I suspect this came from an investigator with little understanding of residential child care. Those of us who managed mixed-age homes will remember how much easier it was to protect residents in these. There was certainly less inhibition in reporting bullying when it was clearly unfair. The consequence of the removal of mixed-age groupings meant that the groups were more competitive, and bullying easily became “fighting” or “squabbling”. It would be interesting to know whether there has been more or less suffering because of this narrowing of the ages; I suspect more.
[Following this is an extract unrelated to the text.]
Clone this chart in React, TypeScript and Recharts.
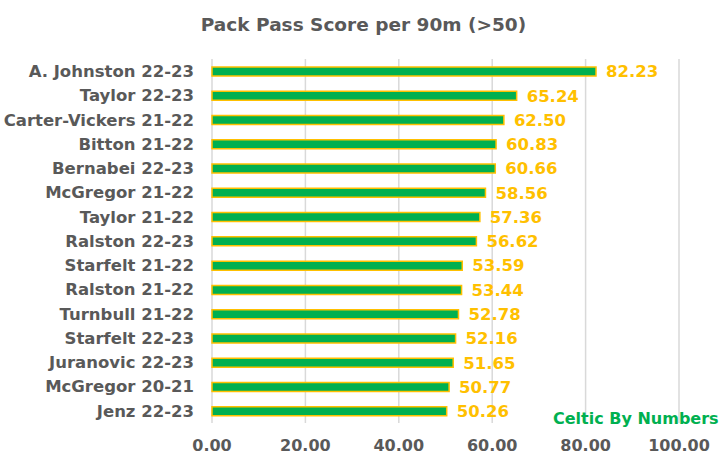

There is a fine line between squabbles, and what we now call peer on peer abuse; the term “abuse” has come to mean a number of things that we used to see as part of growing up. There is a danger, especially in our risk-averse culture, that the label “abuser” is too easily attached to individuals. I know of quite a lot of young people placed on the sex offender register for actions committed when pre- or early-pubescent which we called “experimentation” a generation earlier. The wrong decision here either lets off abusive people early in their career, or gives young people an appallingly unfair label for a significant part of their lives.
Are we going in the right direction?
To be fair, I think we are awakening to the unintended consequences of our corrective actions. Perhaps we need to see more emphasis on properly assessing the possible and likely consequences of recommended actions from investigations and enquiries. The events unfolding in Jersey should be a clear warning that this is an area that needs constant vigilance, and that child protection can be rather low down the list of priorities of people who would like to hang on to power.
People who set performance targets might well reflect on Pindown being a consequence of making control a priority over relationship-building; the former is easily measured, and the latter is not.
Like so many things, good practice is a journey not a destination.